Daycares Need Temporary Pandemic License Starting Thursday
YOUNGSTOWN, Ohio — Beginning Thursday, all daycares and child care centers will be required to have a temporary pandemic child-care license to continue operating.
Ohio Gov. Mike DeWine announced the order during his daily coronavirus update Sunday afternoon. The order will run until April 30 and may be extended, he said.
“Obviously, the concern in regard to daycare is when you’re putting a large number of children together, social distancing does not work too well and children are known to share about everything,” DeWine said.
Since the onset of the COVID-19 strain in Ohio, the number of children in state subsidized daycare has “gone down dramatically” to about 17,000, down from 117,000, he said. “We do not have good numbers in regard to private daycare,” but those numbers have gone down as well, he said.

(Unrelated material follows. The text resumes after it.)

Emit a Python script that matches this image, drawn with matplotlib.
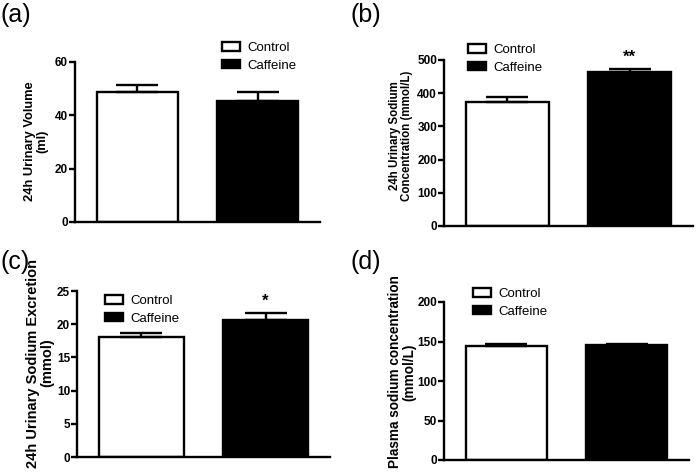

It was time for the state to move onto the next stage with daycare in an effort to keep children and their families safe, “and to ensure there are enough essential workers to be able to man the hospitals and do the jobs that need to be done,” DeWine said.
According to the Department of Job and Family Services, a temporary pandemic child care center license is a “short-term license to provide child care services to children whose parents are employed providing health and safety services as defined by the Ohio department of job and family services,” states the agency’s website.

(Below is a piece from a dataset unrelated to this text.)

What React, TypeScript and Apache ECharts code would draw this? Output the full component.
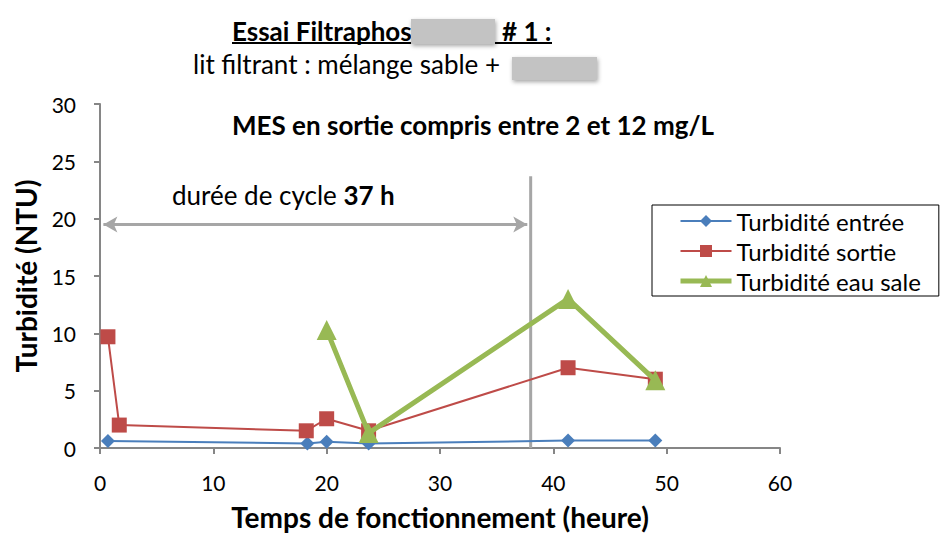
import React, { useEffect, useRef } from "react";
import * as echarts from "echarts";

const FONT = "Lato, 'Liberation Sans', sans-serif";

const entreeTime = [0.7, 18.3, 20.0, 23.7, 41.3, 49.0];
const entreeValues = [0.6, 0.4, 0.55, 0.4, 0.65, 0.65];

const sortieTime = [0.7, 1.7, 18.2, 20.0, 23.7, 41.3, 49.0];
const sortieValues = [9.7, 2.0, 1.5, 2.55, 1.5, 7.0, 6.0];

const eauSaleTime = [20.0, 23.7, 41.3, 49.0];
const eauSaleValues = [10.3, 1.3, 13.0, 5.9];

const seriesNames = ["Turbidité entrée", "Turbidité sortie", "Turbidité eau sale"];

const cycleLineX = 38;
const cycleLineTop = 23.7;
const arrowY = 19.5;
const arrowStart = 0.3;
const arrowEnd = 37.7;

const xTicks = [0, 10, 20, 30, 40, 50, 60];
const yTicks = [0, 5, 10, 15, 20, 25, 30];

function zip(xs: number[], ys: number[]) {
  return xs.map((x, i) => [x, ys[i]]);
}

const boxStyle = {
  fill: "#c3c3c3",
  shadowBlur: 4,
  shadowOffsetX: 1,
  shadowOffsetY: 2,
  shadowColor: "rgba(0,0,0,0.35)",
};

export default function App() {
  const ref = useRef<HTMLDivElement>(null);
  useEffect(() => {
    if (!ref.current) return;
    const chart = echarts.init(ref.current, undefined, { renderer: "svg" });
    chart.setOption({
      animation: false,
      backgroundColor: "#ffffff",
      grid: { left: 100, right: 160, top: 104, bottom: 87, containLabel: false, outerBoundsMode: "none" },
      xAxis: {
        type: "value",
        min: xTicks[0],
        max: xTicks[xTicks.length - 1],
        interval: 10,
        name: "Temps de fonctionnement (heure)",
        nameLocation: "middle",
        nameGap: 55,
        nameTextStyle: { fontFamily: FONT, fontSize: 28, fontWeight: "bold", color: "#000" },
        axisLine: { lineStyle: { color: "#868686", width: 2 } },
        axisTick: { show: true, length: 6, lineStyle: { color: "#868686", width: 2 } },
        axisLabel: { fontFamily: FONT, fontSize: 21, color: "#000", margin: 24 },
        splitLine: { show: false },
      },
      yAxis: {
        type: "value",
        min: yTicks[0],
        max: yTicks[yTicks.length - 1],
        interval: 5,
        name: "Turbidité (NTU)",
        nameLocation: "middle",
        nameGap: 60,
        nameRotate: 90,
        nameTextStyle: { fontFamily: FONT, fontSize: 28, fontWeight: "bold", color: "#000" },
        axisLine: { show: true, lineStyle: { color: "#868686", width: 2 } },
        axisTick: { show: true, length: 6, lineStyle: { color: "#868686", width: 2 } },
        axisLabel: { fontFamily: FONT, fontSize: 21, color: "#000", margin: 24 },
        splitLine: { show: false },
      },
      legend: {
        orient: "vertical",
        left: 652,
        top: 205,
        data: [
          { name: seriesNames[0], lineStyle: { width: 2 } },
          { name: seriesNames[1], lineStyle: { width: 2 } },
          { name: seriesNames[2], lineStyle: { width: 5 } },
        ],
        borderColor: "#000",
        borderWidth: 1,
        padding: [4, 18, 3, 26],
        itemGap: 6,
        itemWidth: 51,
        itemHeight: 15,
        textStyle: { fontFamily: FONT, fontSize: 24, color: "#000", lineHeight: 24 },
      },
      series: [
        {
          name: seriesNames[0],
          type: "line",
          data: zip(entreeTime, entreeValues),
          symbol: "diamond",
          symbolSize: 14,
          lineStyle: { color: "#4a7ebb", width: 2 },
          itemStyle: { color: "#4a7ebb" },
          z: 3,
        },
        {
          name: seriesNames[1],
          type: "line",
          data: zip(sortieTime, sortieValues),
          symbol: "rect",
          symbolSize: 15,
          lineStyle: { color: "#be4b48", width: 2 },
          itemStyle: { color: "#be4b48" },
          z: 4,
        },
        {
          name: seriesNames[2],
          type: "line",
          data: zip(eauSaleTime, eauSaleValues),
          symbol: "triangle",
          symbolSize: 20,
          lineStyle: { color: "#98b954", width: 5 },
          itemStyle: { color: "#98b954" },
          z: 5,
        },
        {
          name: "cycle",
          type: "line",
          data: [[cycleLineX, 0], [cycleLineX, cycleLineTop]],
          symbol: "none",
          lineStyle: { color: "#a6a6a6", width: 3 },
          z: 2,
          silent: true,
          markLine: {
            silent: true,
            symbol: ["arrow", "arrow"],
            symbolSize: [12, 14],
            label: { show: false },
            lineStyle: { color: "#a6a6a6", width: 3, type: "solid" },
            data: [[{ coord: [arrowStart, arrowY] }, { coord: [arrowEnd, arrowY] }]],
          },
        },
      ],
      graphic: [
        {
          type: "text",
          x: 232,
          y: 31,
          style: { text: "Essai Filtraphos", font: `bold 26px ${FONT}`, fill: "#000", verticalAlign: "middle" },
        },
        {
          type: "text",
          x: 502,
          y: 31,
          style: { text: "# 1 :", font: `bold 26px ${FONT}`, fill: "#000", verticalAlign: "middle" },
        },
        {
          type: "line",
          shape: { x1: 232, y1: 43, x2: 552, y2: 43 },
          style: { stroke: "#000", lineWidth: 2 },
        },
        {
          type: "rect",
          shape: { x: 411, y: 19, width: 84, height: 25 },
          style: boxStyle,
          z: 10,
        },
        {
          type: "text",
          x: 193,
          y: 64,
          style: { text: "lit filtrant : mélange sable + ", font: `26px ${FONT}`, fill: "#000", verticalAlign: "middle" },
        },
        {
          type: "rect",
          shape: { x: 512, y: 57, width: 85, height: 23 },
          style: boxStyle,
          z: 10,
        },
        {
          type: "text",
          x: 232,
          y: 125,
          style: { text: "MES en sortie compris entre 2 et 12 mg/L", font: `bold 26px ${FONT}`, fill: "#000", verticalAlign: "middle" },
        },
        {
          type: "text",
          x: 172,
          y: 195,
          style: {
            text: "{n|durée de cycle }{b|37 h}",
            verticalAlign: "middle",
            rich: {
              n: { font: `26px ${FONT}`, fill: "#000" },
              b: { font: `bold 26px ${FONT}`, fill: "#000" },
            },
          },
        },
      ],
    });
    return () => chart.dispose();
  }, []);
  return <div ref={ref} style={{ width: 940, height: 535, position: "absolute", left: 0, top: 0 }} />;
}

Child care centers must fill out and submit an application for the license to continue operating. Some centers have already applied for the license and the approval process is in the works, DeWine said.

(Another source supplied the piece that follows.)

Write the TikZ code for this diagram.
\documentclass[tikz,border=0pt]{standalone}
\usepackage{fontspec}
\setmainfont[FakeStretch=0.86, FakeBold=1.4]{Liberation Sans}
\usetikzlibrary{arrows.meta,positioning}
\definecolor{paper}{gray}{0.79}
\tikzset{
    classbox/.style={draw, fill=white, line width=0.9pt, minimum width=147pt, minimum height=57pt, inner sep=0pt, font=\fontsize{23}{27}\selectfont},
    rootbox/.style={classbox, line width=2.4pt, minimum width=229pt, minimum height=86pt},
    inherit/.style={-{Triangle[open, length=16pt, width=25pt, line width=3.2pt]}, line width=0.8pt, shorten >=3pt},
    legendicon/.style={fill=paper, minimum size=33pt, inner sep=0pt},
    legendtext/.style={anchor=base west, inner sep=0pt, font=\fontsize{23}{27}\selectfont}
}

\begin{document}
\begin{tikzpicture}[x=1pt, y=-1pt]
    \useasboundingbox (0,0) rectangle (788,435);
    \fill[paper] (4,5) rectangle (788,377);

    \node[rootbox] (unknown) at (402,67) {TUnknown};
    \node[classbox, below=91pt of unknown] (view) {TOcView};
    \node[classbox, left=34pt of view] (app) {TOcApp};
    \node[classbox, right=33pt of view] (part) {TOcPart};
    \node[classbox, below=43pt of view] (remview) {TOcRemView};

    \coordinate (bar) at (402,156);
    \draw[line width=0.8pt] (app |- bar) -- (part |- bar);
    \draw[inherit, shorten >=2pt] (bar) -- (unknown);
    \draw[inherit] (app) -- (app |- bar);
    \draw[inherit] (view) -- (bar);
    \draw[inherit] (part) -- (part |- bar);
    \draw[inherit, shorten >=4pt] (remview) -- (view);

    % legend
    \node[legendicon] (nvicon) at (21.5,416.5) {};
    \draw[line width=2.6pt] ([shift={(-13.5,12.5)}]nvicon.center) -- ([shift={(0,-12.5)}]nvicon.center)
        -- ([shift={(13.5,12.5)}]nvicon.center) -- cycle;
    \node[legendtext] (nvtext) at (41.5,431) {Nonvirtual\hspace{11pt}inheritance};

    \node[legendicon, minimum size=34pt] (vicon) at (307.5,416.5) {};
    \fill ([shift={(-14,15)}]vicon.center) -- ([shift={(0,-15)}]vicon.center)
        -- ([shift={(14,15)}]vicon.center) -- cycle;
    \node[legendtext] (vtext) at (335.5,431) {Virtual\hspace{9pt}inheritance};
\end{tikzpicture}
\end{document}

In addition, the order requires a maximum of six children per room as well as limited shared space. While DeWine and Ohio Department of Health Director Dr. Amy Acton strongly advise against communal space for children, if there is a shared space, the center must abide by a “rigorous cleaning schedule,” DeWine said.
Centers are also instructed to keep children of parents of the same employer together whenever possible, and to limit parent interaction at drop off and pick up, he noted.
“I felt that it was necessary to minimize the risk to these children from other children in regard to coronavirus, but also the risk that poses to that child’s family when that child goes home,” DeWine said.